**Objective**
Images should be left out, and everything else in the listing reproduced exactly.

**Raw data**
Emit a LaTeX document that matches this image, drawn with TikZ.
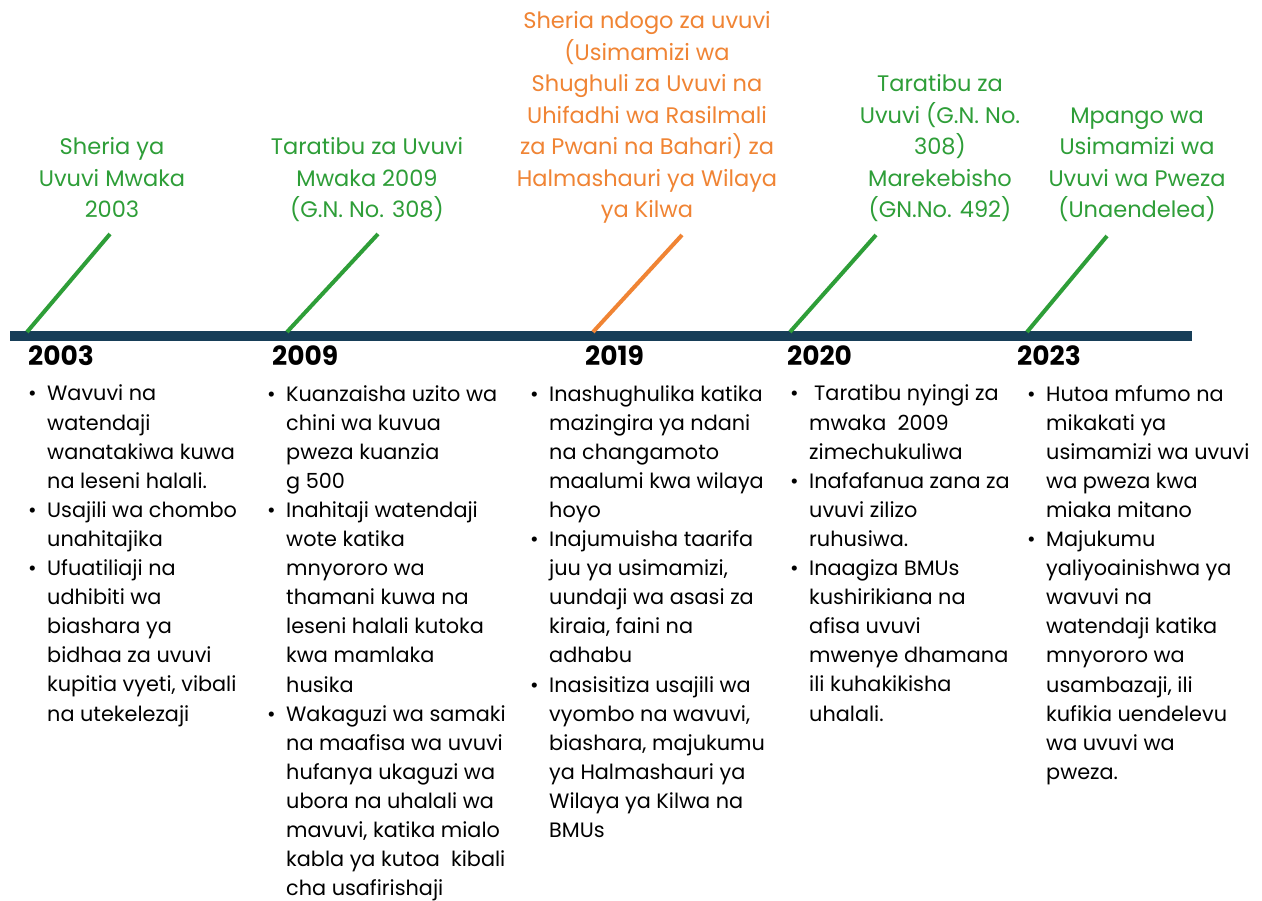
\documentclass[tikz,border=0pt]{standalone}
\usepackage{fontspec}
\setmainfont{Poppins}
\definecolor{barblue}{RGB}{23,62,88}
\definecolor{lawgreen}{RGB}{46,158,56}
\definecolor{laworange}{RGB}{240,132,52}
\newcommand{\bul}{\makebox[19pt][l]{\textbullet}}
\newcommand{\ind}{\hspace*{19pt}}
\begin{document}
\begin{tikzpicture}[x=1pt,y=-1pt]
  \tikzstyle{title}=[inner sep=0pt,anchor=base,align=center,font=\fontsize{22.5}{31.5}\selectfont]
  \tikzstyle{year}=[inner sep=0pt,anchor=base west,font=\fontsize{26.5}{26.5}\selectfont\bfseries]
  \tikzstyle{notes}=[inner sep=0pt,anchor=base west,align=left,font=\fontsize{20.8}{29.1}\selectfont]
  \tikzstyle{tick}=[line width=4pt]
  \useasboundingbox[fill=white] (0,0) rectangle (1262,901);
  % time line
  \coordinate (start) at (10,336);
  \coordinate (end) at (1192,336);
  \draw[barblue,line width=10pt] (start) -- (end);
  % ticks
  \coordinate (b03) at (27,332);  \coordinate (e03) at (110,234);
  \coordinate (b09) at (287,332); \coordinate (e09) at (378,234);
  \coordinate (b19) at (593,332); \coordinate (e19) at (682,235);
  \coordinate (b20) at (790,332); \coordinate (e20) at (876,235);
  \coordinate (b23) at (1027,332);\coordinate (e23) at (1107,236);
  \draw[tick,lawgreen] (b03) -- (e03);
  \draw[tick,lawgreen] (b09) -- (e09);
  \draw[tick,laworange] (b19) -- (e19);
  \draw[tick,lawgreen] (b20) -- (e20);
  \draw[tick,lawgreen] (b23) -- (e23);
  % titles (base = last line)
  \node[title,lawgreen] (law03) at (112,218) {Sheria ya\\Uvuvi Mwaka\\2003};
  \node[title,lawgreen] (law09) at (367,218) {Taratibu za Uvuvi\\Mwaka 2009\\(G.N. No. 308)};
  \node[title,laworange] (law19) at (647,218) {Sheria ndogo za uvuvi\\(Usimamizi wa\\Shughuli za Uvuvi na\\Uhifadhi wa Rasilmali\\za Pwani na Bahari) za\\Halmashauri ya Wilaya\\ya Kilwa};
  \node[title,lawgreen] (law20) at (940,218) {Taratibu za\\Uvuvi (G.N. No.\\308)\\Marekebisho\\(GN.No. 492)};
  \node[title,lawgreen] (law23) at (1137,218) {Mpango wa\\Usimamizi wa\\Uvuvi wa Pweza\\(Unaendelea)};
  % years
  \node[year] (y03) at (28,366) {2003};
  \node[year] (y09) at (272,366) {2009};
  \node[year] (y19) at (585,366) {2019};
  \node[year] (y20) at (787,366) {2020};
  \node[year] (y23) at (1017,366) {2023};
  % notes (base = last line)
  \node[notes] (n03) at (28,721) {\bul Wavuvi na\\\ind watendaji\\\ind wanatakiwa kuwa\\\ind na leseni halali.\\
    \bul Usajili wa chombo\\\ind unahitajika\\
    \bul Ufuatiliaji na\\\ind udhibiti wa\\\ind biashara ya\\\ind bidhaa za uvuvi\\\ind kupitia vyeti, vibali\\\ind na utekelezaji};
  \node[notes] (n09) at (267,895.7) {\bul Kuanzaisha uzito wa\\\ind chini wa kuvua\\\ind pweza kuanzia\\\ind g 500\\
    \bul Inahitaji watendaji\\\ind wote katika\\\ind mnyororo wa\\\ind thamani kuwa na\\\ind leseni halali kutoka\\\ind kwa mamlaka\\\ind husika\\
    \bul Wakaguzi wa samaki\\\ind na maafisa wa uvuvi\\\ind hufanya ukaguzi wa\\\ind ubora na uhalali wa\\\ind mavuvi, katika mialo\\\ind kabla ya kutoa~ kibali\\\ind cha usafirishaji};
  \node[notes] (n19) at (530,837.5) {\bul Inashughulika katika\\\ind mazingira ya ndani\\\ind na changamoto\\\ind maalumi kwa wilaya\\\ind hoyo\\
    \bul Inajumuisha taarifa\\\ind juu ya usimamizi,\\\ind uundaji wa asasi za\\\ind kiraia, faini na\\\ind adhabu\\
    \bul Inasisitiza usajili wa\\\ind vyombo na wavuvi,\\\ind biashara, majukumu\\\ind ya Halmashauri ya\\\ind Wilaya ya Kilwa na\\\ind BMUs};
  \node[notes] (n20) at (790,721) {\bul\hspace*{5pt}Taratibu nyingi za\\\ind mwaka~ 2009\\\ind zimechukuliwa\\
    \bul Inafafanua zana za\\\ind uvuvi zilizo\\\ind ruhusiwa.\\
    \bul Inaagiza BMUs\\\ind kushirikiana na\\\ind afisa uvuvi\\\ind mwenye dhamana\\\ind ili kuhakikisha\\\ind uhalali.};
  \node[notes] (n23) at (1027,779.3) {\bul Hutoa mfumo na\\\ind mikakati ya\\\ind usimamizi wa uvuvi\\\ind wa pweza kwa\\\ind miaka mitano\\
    \bul Majukumu\\\ind yaliyoainishwa ya\\\ind wavuvi na\\\ind watendaji katika\\\ind mnyororo wa\\\ind usambazaji, ili\\\ind kufikia uendelevu\\\ind wa uvuvi wa\\\ind pweza.};
\end{tikzpicture}
\end{document}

**Result of the task**
Emit a LaTeX document that matches this image, drawn with TikZ.
\documentclass[tikz,border=0pt]{standalone}
\usepackage{fontspec}
\setmainfont{Poppins}
\definecolor{barblue}{RGB}{23,62,88}
\definecolor{lawgreen}{RGB}{46,158,56}
\definecolor{laworange}{RGB}{240,132,52}
\newcommand{\bul}{\makebox[19pt][l]{\textbullet}}
\newcommand{\ind}{\hspace*{19pt}}
\begin{document}
\begin{tikzpicture}[x=1pt,y=-1pt]
  \tikzstyle{title}=[inner sep=0pt,anchor=base,align=center,font=\fontsize{22.5}{31.5}\selectfont]
  \tikzstyle{year}=[inner sep=0pt,anchor=base west,font=\fontsize{26.5}{26.5}\selectfont\bfseries]
  \tikzstyle{notes}=[inner sep=0pt,anchor=base west,align=left,font=\fontsize{20.8}{29.1}\selectfont]
  \tikzstyle{tick}=[line width=4pt]
  \useasboundingbox[fill=white] (0,0) rectangle (1262,901);
  % time line
  \coordinate (start) at (10,336);
  \coordinate (end) at (1192,336);
  \draw[barblue,line width=10pt] (start) -- (end);
  % ticks
  \coordinate (b03) at (27,332);  \coordinate (e03) at (110,234);
  \coordinate (b09) at (287,332); \coordinate (e09) at (378,234);
  \coordinate (b19) at (593,332); \coordinate (e19) at (682,235);
  \coordinate (b20) at (790,332); \coordinate (e20) at (876,235);
  \coordinate (b23) at (1027,332);\coordinate (e23) at (1107,236);
  \draw[tick,lawgreen] (b03) -- (e03);
  \draw[tick,lawgreen] (b09) -- (e09);
  \draw[tick,laworange] (b19) -- (e19);
  \draw[tick,lawgreen] (b20) -- (e20);
  \draw[tick,lawgreen] (b23) -- (e23);
  % titles (base = last line)
  \node[title,lawgreen] (law03) at (112,218) {Sheria ya\\Uvuvi Mwaka\\2003};
  \node[title,lawgreen] (law09) at (367,218) {Taratibu za Uvuvi\\Mwaka 2009\\(G.N. No. 308)};
  \node[title,laworange] (law19) at (647,218) {Sheria ndogo za uvuvi\\(Usimamizi wa\\Shughuli za Uvuvi na\\Uhifadhi wa Rasilmali\\za Pwani na Bahari) za\\Halmashauri ya Wilaya\\ya Kilwa};
  \node[title,lawgreen] (law20) at (940,218) {Taratibu za\\Uvuvi (G.N. No.\\308)\\Marekebisho\\(GN.No. 492)};
  \node[title,lawgreen] (law23) at (1137,218) {Mpango wa\\Usimamizi wa\\Uvuvi wa Pweza\\(Unaendelea)};
  % years
  \node[year] (y03) at (28,366) {2003};
  \node[year] (y09) at (272,366) {2009};
  \node[year] (y19) at (585,366) {2019};
  \node[year] (y20) at (787,366) {2020};
  \node[year] (y23) at (1017,366) {2023};
  % notes (base = last line)
  \node[notes] (n03) at (28,721) {\bul Wavuvi na\\\ind watendaji\\\ind wanatakiwa kuwa\\\ind na leseni halali.\\
    \bul Usajili wa chombo\\\ind unahitajika\\
    \bul Ufuatiliaji na\\\ind udhibiti wa\\\ind biashara ya\\\ind bidhaa za uvuvi\\\ind kupitia vyeti, vibali\\\ind na utekelezaji};
  \node[notes] (n09) at (267,895.7) {\bul Kuanzaisha uzito wa\\\ind chini wa kuvua\\\ind pweza kuanzia\\\ind g 500\\
    \bul Inahitaji watendaji\\\ind wote katika\\\ind mnyororo wa\\\ind thamani kuwa na\\\ind leseni halali kutoka\\\ind kwa mamlaka\\\ind husika\\
    \bul Wakaguzi wa samaki\\\ind na maafisa wa uvuvi\\\ind hufanya ukaguzi wa\\\ind ubora na uhalali wa\\\ind mavuvi, katika mialo\\\ind kabla ya kutoa~ kibali\\\ind cha usafirishaji};
  \node[notes] (n19) at (530,837.5) {\bul Inashughulika katika\\\ind mazingira ya ndani\\\ind na changamoto\\\ind maalumi kwa wilaya\\\ind hoyo\\
    \bul Inajumuisha taarifa\\\ind juu ya usimamizi,\\\ind uundaji wa asasi za\\\ind kiraia, faini na\\\ind adhabu\\
    \bul Inasisitiza usajili wa\\\ind vyombo na wavuvi,\\\ind biashara, majukumu\\\ind ya Halmashauri ya\\\ind Wilaya ya Kilwa na\\\ind BMUs};
  \node[notes] (n20) at (790,721) {\bul\hspace*{5pt}Taratibu nyingi za\\\ind mwaka~ 2009\\\ind zimechukuliwa\\
    \bul Inafafanua zana za\\\ind uvuvi zilizo\\\ind ruhusiwa.\\
    \bul Inaagiza BMUs\\\ind kushirikiana na\\\ind afisa uvuvi\\\ind mwenye dhamana\\\ind ili kuhakikisha\\\ind uhalali.};
  \node[notes] (n23) at (1027,779.3) {\bul Hutoa mfumo na\\\ind mikakati ya\\\ind usimamizi wa uvuvi\\\ind wa pweza kwa\\\ind miaka mitano\\
    \bul Majukumu\\\ind yaliyoainishwa ya\\\ind wavuvi na\\\ind watendaji katika\\\ind mnyororo wa\\\ind usambazaji, ili\\\ind kufikia uendelevu\\\ind wa uvuvi wa\\\ind pweza.};
\end{tikzpicture}
\end{document}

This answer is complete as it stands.